If we were to do this again, we would probably add another round of paper prototyping right after the heuristic evaluation. Seeing those changes enacted for us on paper would firmly solidify the new additions of decisions and help us confirm them with the user. Though heuristic evaluation is important, we have to come fundamentally believe that user feedback triumphs all. Therefore, testing a round of heuristic evaluation before our final project would have perhaps helped us avoid our problems with feedback on filtering and carts. We realize that going from computer prototype to heuristic evaluation midway is a change in direction (from high to low fidelity). However, it would've helped solidify our final conception.

Also, one issue that we faced while prototyping for mobile early on was having too large paper prototypes. Usually in terms of prototyping for web, bigger prototypes help. However, for creating and designing paper prototypes, we felt it was best to have smaller prototypes. For designing on mobile, screen real estate is key. The earlier this constraint is imposed - the better. We spent too much time narrowing down what was good for the small mobile screen and what wasn’t. If we had the imposed the constraint from the beginning, we would have narrowed down features sooner, and user feedback during paper prototyping would have been more accurate. Therefore, we would a paper prototype with a smaller screen size; the size of the phone would be best.

Furthermore, another good thing to have would have been numbers. Throughout the process, we didn’t really take any quantitative metrics of how long it took users to navigate through the app or perform a task. We feel that toward the end this would have helped iron out some issues and polish our app by highlighting some usability issues. Nevertheless, this addition might be out of the scope of this class and better left to tools such as MixPanel, Kissmetrics, etc.

One last meta-level decision we wish we had made was piloting this with a restaurant through some pre-arranged agreement.
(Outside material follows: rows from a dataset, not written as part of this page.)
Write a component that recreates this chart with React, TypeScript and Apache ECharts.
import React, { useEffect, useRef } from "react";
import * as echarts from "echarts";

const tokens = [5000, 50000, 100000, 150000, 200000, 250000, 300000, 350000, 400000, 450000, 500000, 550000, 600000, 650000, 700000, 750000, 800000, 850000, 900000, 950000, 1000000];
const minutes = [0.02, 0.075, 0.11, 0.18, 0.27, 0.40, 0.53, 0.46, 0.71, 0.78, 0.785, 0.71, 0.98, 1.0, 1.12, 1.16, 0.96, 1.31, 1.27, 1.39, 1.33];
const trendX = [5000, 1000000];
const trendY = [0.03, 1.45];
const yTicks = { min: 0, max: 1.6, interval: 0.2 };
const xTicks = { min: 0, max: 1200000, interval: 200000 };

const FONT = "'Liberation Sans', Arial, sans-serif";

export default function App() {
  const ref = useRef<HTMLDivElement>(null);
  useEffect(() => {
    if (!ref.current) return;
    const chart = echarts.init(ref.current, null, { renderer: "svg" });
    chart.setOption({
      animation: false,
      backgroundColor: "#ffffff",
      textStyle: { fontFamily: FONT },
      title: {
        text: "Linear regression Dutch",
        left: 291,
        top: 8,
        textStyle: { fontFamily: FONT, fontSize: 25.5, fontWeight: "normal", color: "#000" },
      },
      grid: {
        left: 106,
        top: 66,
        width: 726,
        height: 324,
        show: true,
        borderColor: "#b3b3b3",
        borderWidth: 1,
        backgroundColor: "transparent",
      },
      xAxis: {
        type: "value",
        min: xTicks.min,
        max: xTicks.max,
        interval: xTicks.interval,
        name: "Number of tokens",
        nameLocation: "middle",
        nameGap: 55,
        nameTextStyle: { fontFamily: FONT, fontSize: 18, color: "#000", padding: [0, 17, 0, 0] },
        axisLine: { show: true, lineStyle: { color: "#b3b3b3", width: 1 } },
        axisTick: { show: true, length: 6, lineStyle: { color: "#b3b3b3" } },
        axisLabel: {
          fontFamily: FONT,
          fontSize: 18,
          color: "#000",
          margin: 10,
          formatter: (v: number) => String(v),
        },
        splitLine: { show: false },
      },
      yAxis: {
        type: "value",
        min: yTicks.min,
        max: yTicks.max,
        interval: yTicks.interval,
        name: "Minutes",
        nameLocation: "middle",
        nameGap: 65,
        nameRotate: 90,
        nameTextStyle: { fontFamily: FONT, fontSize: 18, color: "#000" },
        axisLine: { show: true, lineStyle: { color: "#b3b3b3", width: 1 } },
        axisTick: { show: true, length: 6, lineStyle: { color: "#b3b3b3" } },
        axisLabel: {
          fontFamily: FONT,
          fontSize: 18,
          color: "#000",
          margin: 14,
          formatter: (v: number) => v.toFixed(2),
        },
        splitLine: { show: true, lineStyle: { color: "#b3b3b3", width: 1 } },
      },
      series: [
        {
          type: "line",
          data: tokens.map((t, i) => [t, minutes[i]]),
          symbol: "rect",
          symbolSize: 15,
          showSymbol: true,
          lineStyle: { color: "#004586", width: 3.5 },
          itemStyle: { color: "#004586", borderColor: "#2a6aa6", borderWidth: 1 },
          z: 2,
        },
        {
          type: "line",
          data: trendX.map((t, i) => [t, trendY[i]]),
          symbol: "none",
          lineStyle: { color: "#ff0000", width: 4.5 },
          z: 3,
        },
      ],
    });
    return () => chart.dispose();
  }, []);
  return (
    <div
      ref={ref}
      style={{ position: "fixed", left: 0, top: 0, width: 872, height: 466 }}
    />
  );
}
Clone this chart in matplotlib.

This would have enabled us to try and test this in real-time and get exact user-situation feedback. We tried testing this live at Flour Bakery (however, this didn’t work as planned as explained in the Evaluation section). A better way to go about it would have been making an agreement before for a set day and time - and testing it with the users present at the restaurant on that given day.

Overall, we are grateful we went through the design process. We felt we learned a lot and have the toolset to take any concept from idea to fruition through the right amount of metrics and testing.

Further work

We plan to release this to the public over the summer. When we initially started, one problem we faced was the task of getting restaurant owners to enter their menus into the database to populate menu.io. Though we narrowed down the scope our project, this problem still exists.

However, we recently encountered a startup, out of MIT CSAIL, called Locu that exists to solve this very problem. Locu has an API that indexes the menus of several restaurants so that they can be queried via other applications. We plan to integrate with this API (http://developer.menuplatform.com/) so that this app can truly be scaled to be released.

We also plan to incorporate A/B testing available via companies such as MixPanel and Kissmetrics to make the app more usable, and increase conversions. However, before we plan to release, more work on the HTML, CSS and Javascript remains to be done (such as fixing the usability issues described above, more graphic design + aesthetics and more robust user testing).

Yet, we are excited about releasing this for the public to use!